Since the drama of the other day, H has been almost overly attentive. Its like a complete 180. He is engaging me frequently, saying he loves me and that he doesn't expect me to say it in return. He did do some back sliding, however, saying he didn't want to wear his wedding ring (although he does expect me to wear mine).
I am really struggling with this still. I just have so much doubt about how we could go from 'you better get a L, I'm not giving you any more money' to H wanting to work things out, calling me constantly, telling me he loves me in less than 2 weeks time.

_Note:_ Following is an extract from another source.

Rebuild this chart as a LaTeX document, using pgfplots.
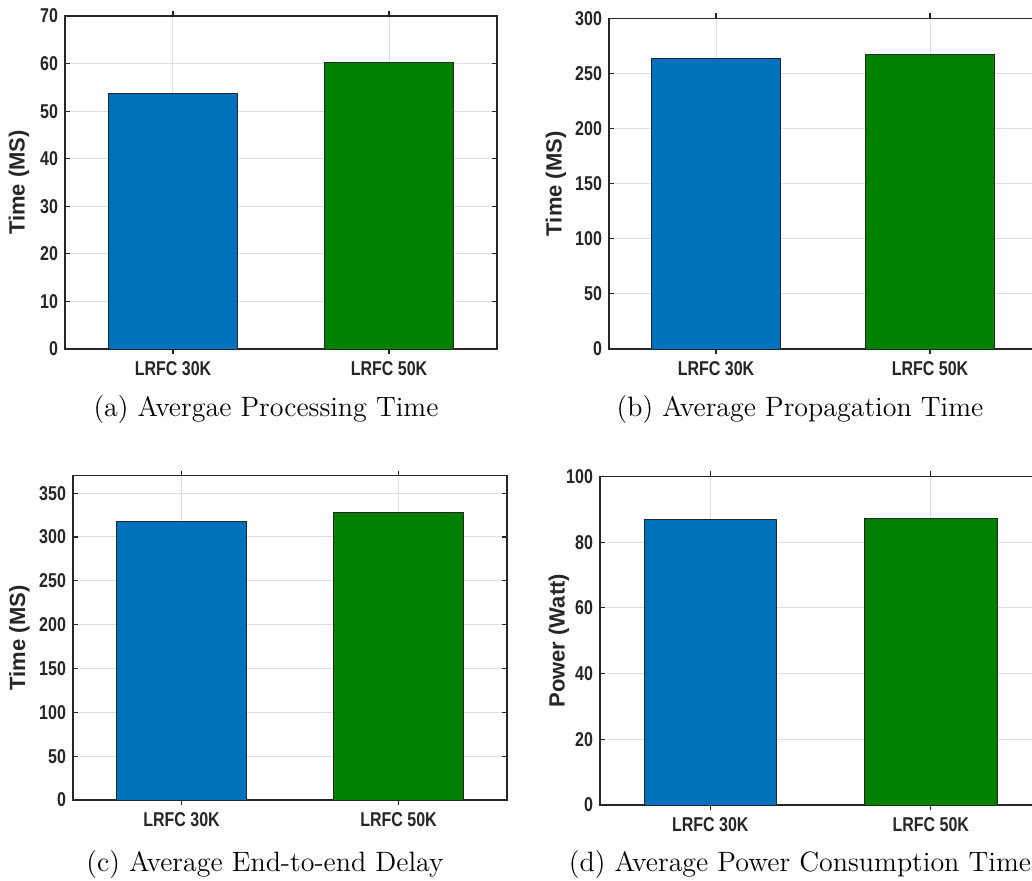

Part of me thinks there is some angle in it for him, something catalyst that prompted the dramatic change. Some of my support group speculates that H talked to a L, and gave him the skinny on the financial and custody aspects of a D. He even asked me if I felt like I was going to miss an opportunity if I chose to work things out (which is actually possible from what a L told me).
He did imply that question was more about the imaginary BF he has created for me, and he has been obsessed about me talking to anyone of the opposite sex.
I just hate feeling this way, and I am hoping the wise peeps on the MB can tell me if this is normal. We are going through was seems like a complete role reversal. Has anyone witnessed a WAS make this much of a change in less than 2 weeks time? How do I handle this? Is it normal for me to feel paranoid and very skeptical?